Even with hardware more suited to running neural networks, a large amount of processing will need to be devolved to remote servers. “When it comes to deciding what can be done in the car and what needs to be done in the cloud we will need to consider both power and bandwidth cost. What will it cost us to shift data to the cloud? And what about the reliability of those transfers? How fast does the decision need to be made? How frequently do I need to do retraining?” Hijazi asks. “Who is going to be liable for that decision and the regulations around it? These are issues yet to be addressed.”
The reason for offloading processing is not just one of hardware speed and the availability of compute power. “Another reason for being on the cloud is the aggregation of data. As data is aggregated and used from many different sources, you get a better performance from systems like Siri,” says Lane.
The nature of the neural network introduces other problems that may derail the use of the technology in safety-critical systems such as self-driving cars. “Introducing AI techniques to a system that is safety-critical is fraught with problems,” says Professor John Colley of the University of Southampton.
A number of scientists and engineering groups who provided evidence to the House of Commons Science and Technology Committee pointed to the potential problems of verifying the correct behaviour of self-learning systems. Research by Google into the behaviour of its own deep-learning systems showed that a fully trained network can fail to recognise images that are, to a human, indistinguishable from those it classifies correctly. Debugging the trained network today is more or less impossible - the solution used is to continue the training to try to deal with the features in images that confuse it.

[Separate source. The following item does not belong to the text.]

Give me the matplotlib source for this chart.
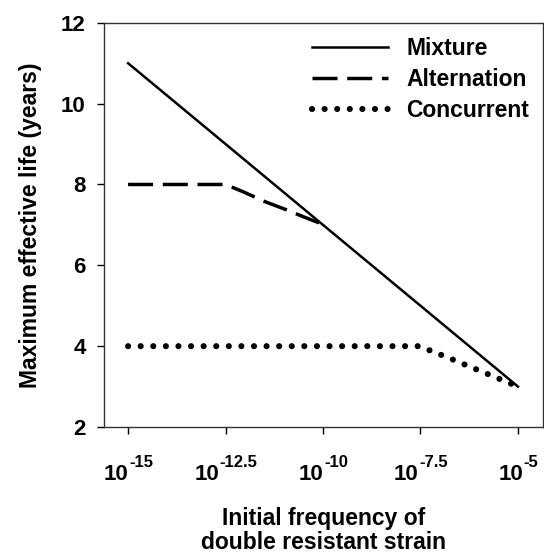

Hook says: “It’s very hard to determine why a neural network has decided what it’s decided. Perhaps certification for such standalone systems would be much closer to how we certify air-traffic controllers: by giving them lots of examples and seeing how they behave.”
The expectation that training will continue in parallel with deployment, with new training data relayed from the cloud at regular intervals, makes the verification problem more complex. Innovate UK’s evidence to the select committee argued: “No clear paths exist for the verification and validation of autonomous systems whose behaviour changes with time.”
Lane says: “We use a lot of systems that haven’t been fully verified. It would be quite strong to say that we won’t be able to verify these systems. If we get to the point where we couldn’t verify the systems for safety reasons, then safety-critical and large infrastructure companies would not be prepared to invest in them and take the risk if they can’t get the necessary insurance. That might have an impact on what is used. But just because we haven’t got something today doesn’t mean we can’t find a way to deal with the problem.”
Hook says the use of the goal-proving system behind the neural network is important to check Startle’s overall behaviour: “It’s very important we can verify that the goal-proving threat analyser is behaving in the same way that a highly trained human would think. And moreover it’s producing a body of evidence to support its overall judgement. You can then review why the system thought it was a threat. That makes it much easier to deploy than a pure neural network solution, because it provides transparency into the reasoning process.”
Difficulties with verification in fully autonomous systems may lead to a another shift away from neural networks, back towards techniques being developed in parallel that are less opaque in how they come to conclusions. Lane points to a self-guiding underwater inspection robot that uses Markov processes. “The robot learns by probability. It is a powerful way of teaching robots behaviours that they can apply to things later on.”
Some researchers are focusing on Gaussian processes for another way of employing probabilistic inferencing. Proponents argue the technique can deliver good results with far less data than is required for neural networks. The resulting systems may also need much less computational horsepower.
The UPMC hexapod robot TBR-Evolution uses Gaussian processes to work out which gait it needs to use for a particular situation.
The data held by TBR-Evolution boils down to 4 bytes for each of the 36 parameters it holds for a particular walking style. “In that robot, we have about 13,000 different gaits. I don’t think we will be limited by space. The robot could work with other types of machine-learning technique. But we opted for Gaussian processes because they are very good when you have small amounts of data to deal with.”
Lane sees the uncertainty as to which technique may emerge as the verifiable winner as an opportunity for organisations outside the Silicon Valley bubble of autonomous driving: “It’s not true that Google has done it all already. They have just done some demonstrations. What Google has done is show the way. There is competition out there and everything to play for.”